Reproduce all the lines exactly as they stand, apart from the pictures.

DATASET EXTRACT >>
......

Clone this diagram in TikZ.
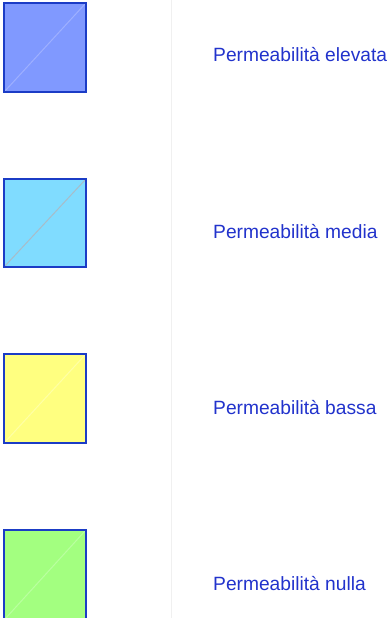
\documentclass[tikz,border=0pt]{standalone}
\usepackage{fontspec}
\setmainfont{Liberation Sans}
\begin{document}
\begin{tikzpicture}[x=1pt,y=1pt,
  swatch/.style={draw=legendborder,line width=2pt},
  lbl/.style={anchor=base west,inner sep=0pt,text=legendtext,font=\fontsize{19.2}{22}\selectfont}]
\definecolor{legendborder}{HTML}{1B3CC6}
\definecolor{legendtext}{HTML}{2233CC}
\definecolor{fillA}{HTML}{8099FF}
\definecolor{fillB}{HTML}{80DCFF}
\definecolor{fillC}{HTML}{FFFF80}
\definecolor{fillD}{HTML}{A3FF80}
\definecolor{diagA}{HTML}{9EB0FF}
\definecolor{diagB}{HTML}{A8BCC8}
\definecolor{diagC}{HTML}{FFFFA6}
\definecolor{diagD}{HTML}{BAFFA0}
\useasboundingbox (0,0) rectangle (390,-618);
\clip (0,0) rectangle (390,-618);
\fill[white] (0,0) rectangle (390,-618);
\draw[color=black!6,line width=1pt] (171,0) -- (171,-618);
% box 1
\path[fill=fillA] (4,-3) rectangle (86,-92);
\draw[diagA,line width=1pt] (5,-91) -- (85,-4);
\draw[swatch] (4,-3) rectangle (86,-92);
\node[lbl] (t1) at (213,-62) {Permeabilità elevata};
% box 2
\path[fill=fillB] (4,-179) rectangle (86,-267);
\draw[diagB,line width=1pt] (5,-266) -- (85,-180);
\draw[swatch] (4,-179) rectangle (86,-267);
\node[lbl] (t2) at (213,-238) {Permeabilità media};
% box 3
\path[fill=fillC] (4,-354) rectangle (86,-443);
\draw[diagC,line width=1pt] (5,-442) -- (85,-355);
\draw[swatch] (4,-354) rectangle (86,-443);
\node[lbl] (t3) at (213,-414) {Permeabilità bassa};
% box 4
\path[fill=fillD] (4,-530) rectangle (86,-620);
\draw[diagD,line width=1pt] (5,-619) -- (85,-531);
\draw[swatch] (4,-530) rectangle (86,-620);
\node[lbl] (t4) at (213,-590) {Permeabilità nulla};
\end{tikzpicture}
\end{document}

......

ANSWER TO THE PROBLEM >>
Clone this diagram in TikZ.
\documentclass[tikz,border=0pt]{standalone}
\usepackage{fontspec}
\setmainfont{Liberation Sans}
\begin{document}
\begin{tikzpicture}[x=1pt,y=1pt,
  swatch/.style={draw=legendborder,line width=2pt},
  lbl/.style={anchor=base west,inner sep=0pt,text=legendtext,font=\fontsize{19.2}{22}\selectfont}]
\definecolor{legendborder}{HTML}{1B3CC6}
\definecolor{legendtext}{HTML}{2233CC}
\definecolor{fillA}{HTML}{8099FF}
\definecolor{fillB}{HTML}{80DCFF}
\definecolor{fillC}{HTML}{FFFF80}
\definecolor{fillD}{HTML}{A3FF80}
\definecolor{diagA}{HTML}{9EB0FF}
\definecolor{diagB}{HTML}{A8BCC8}
\definecolor{diagC}{HTML}{FFFFA6}
\definecolor{diagD}{HTML}{BAFFA0}
\useasboundingbox (0,0) rectangle (390,-618);
\clip (0,0) rectangle (390,-618);
\fill[white] (0,0) rectangle (390,-618);
\draw[color=black!6,line width=1pt] (171,0) -- (171,-618);
% box 1
\path[fill=fillA] (4,-3) rectangle (86,-92);
\draw[diagA,line width=1pt] (5,-91) -- (85,-4);
\draw[swatch] (4,-3) rectangle (86,-92);
\node[lbl] (t1) at (213,-62) {Permeabilità elevata};
% box 2
\path[fill=fillB] (4,-179) rectangle (86,-267);
\draw[diagB,line width=1pt] (5,-266) -- (85,-180);
\draw[swatch] (4,-179) rectangle (86,-267);
\node[lbl] (t2) at (213,-238) {Permeabilità media};
% box 3
\path[fill=fillC] (4,-354) rectangle (86,-443);
\draw[diagC,line width=1pt] (5,-442) -- (85,-355);
\draw[swatch] (4,-354) rectangle (86,-443);
\node[lbl] (t3) at (213,-414) {Permeabilità bassa};
% box 4
\path[fill=fillD] (4,-530) rectangle (86,-620);
\draw[diagD,line width=1pt] (5,-619) -- (85,-531);
\draw[swatch] (4,-530) rectangle (86,-620);
\node[lbl] (t4) at (213,-590) {Permeabilità nulla};
\end{tikzpicture}
\end{document}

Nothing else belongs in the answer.